2021年2月1日、教会長による月初め祈願祭の教話の概要です。
※音声は2月3日配信のポッドキャスト「よいことを聞き、よいことを見る」で聞くことができます。
今年は四代金光様(金光鑑太郎先生)が亡くなって30年。歌集『土』(13集)を読んでいます。そこには、金光様が日々見られたこと、感じられたことがたくさん歌になって残っています。歌の題材はさまざまですが、金光様が何に心動かされたかを知ることで、金光様のご信心を偲ぶことができます。私の信心の読解力では浅薄な解釈しかできませんが、感じたことをお話しします。
【自然のいのちの働きを見る眼】
☆金光様のお歌の中には、木草、花、鳥などを通して、四季の移り変わり、自然の営みを読まれたものが多くあります。そこに神様のお働き、自然の中に生きるいのちと自分のいのちがともにあることを通して、いのちを生かす厳粛な神様の働きや共に生かされて生きている喜びを感じます。
「わが軒の花みちて咲くセッコクのよき香ただよはすよりゆくわれに」
「もぢずりの青葉が雨にぬれてをり花茎見せてくるる日やいつ」
「太陽の照らし給へる境内のひかりのなかをとぶつばくらめ」
【自分を見つめるもう一つの眼】
☆金光様は、自分をいつもじっと見つめておられたように感じます。それは、神様に与えられたいのちと御用の自覚や、見すごしやすい心の動きが捉えられているようです。自分とはいったい何者なのかということを常に問い、確認して、今月今日を生きておられたのではないかと思います。
「賜びしわがみつとめの座にあさまだきあたらしき今日のいのち来て坐る」
「知らぬといふことを知れりと又してもわれを見つめてつぶやきにけり」
「いひわけは自己過保護ぞと思ひつついきさついふをわがやめにけり」
「血糖値少し高きは正にわが食べ過ぎ運動不足が元なり」
【世界を見る眼と祈り】
☆金光様の歌には、新聞やテレビを通して知った世界の出来事や時代の問題が詠み込まれています。これは、金光様の祈りなのだなあと思うのです。ただ単にあったことを三十一文字に残しているのではなく、ある出来事が、金光様の心を揺さぶり、祈りとなったということだと思います。

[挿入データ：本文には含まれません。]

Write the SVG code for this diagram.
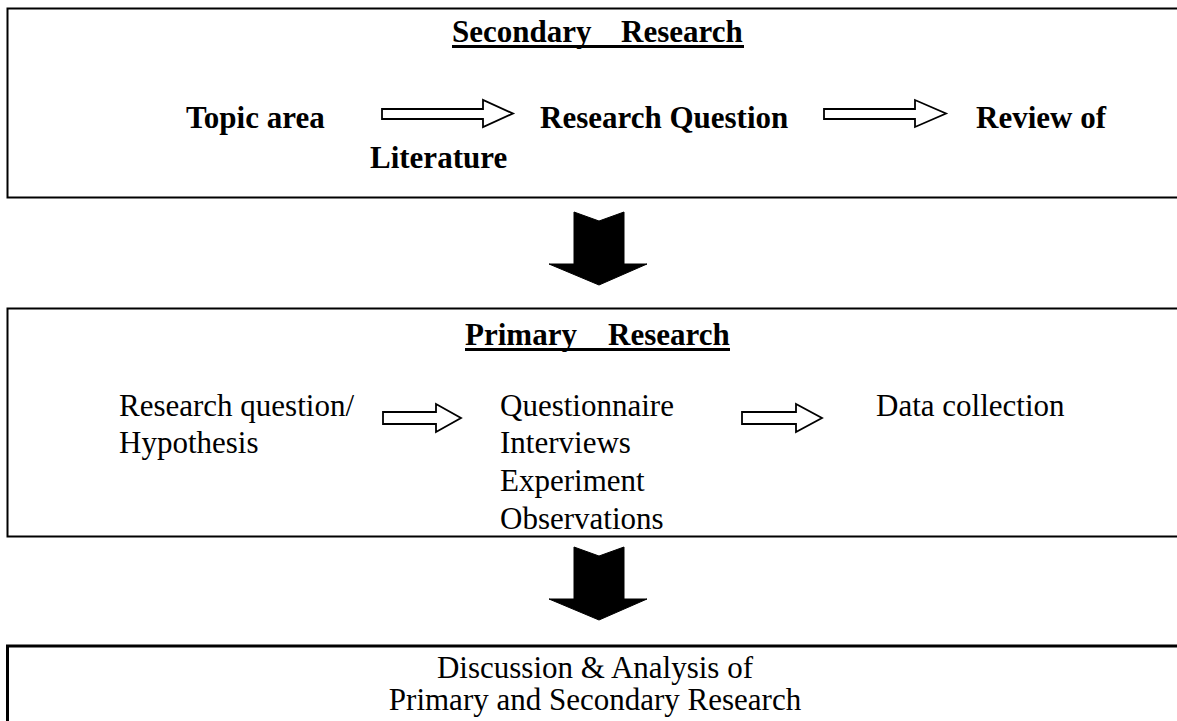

ご霊地にありつつ、眼は常に世界に開かれ、世界を祈っておられたことがよくわかります。
「ペルシア湾石油の海と化せるさま自然のなげき人類のなげき」
「つとめよりもどり湯にひたる地震津波の被災地のことわが思ひつつ」(日本海中部地震)
「保つべき節度忘れて度を過ぎしかなしきマイナスしきりに思ふ」(先端医療と倫理の記事を見て)
【あらゆるものに感動と喜びの眼を開く】
☆歌人のようにあらゆるものに感動を見出す眼を持つことは信心にも大切です。神様のお働きを森羅万象に中に見つけ出すこと、神様の思いをいろいろな出来事の中に見出すこと、自分の心の動きを時には厳しく見つめること。金光様はいつもそれをなさっていたのだと思いました。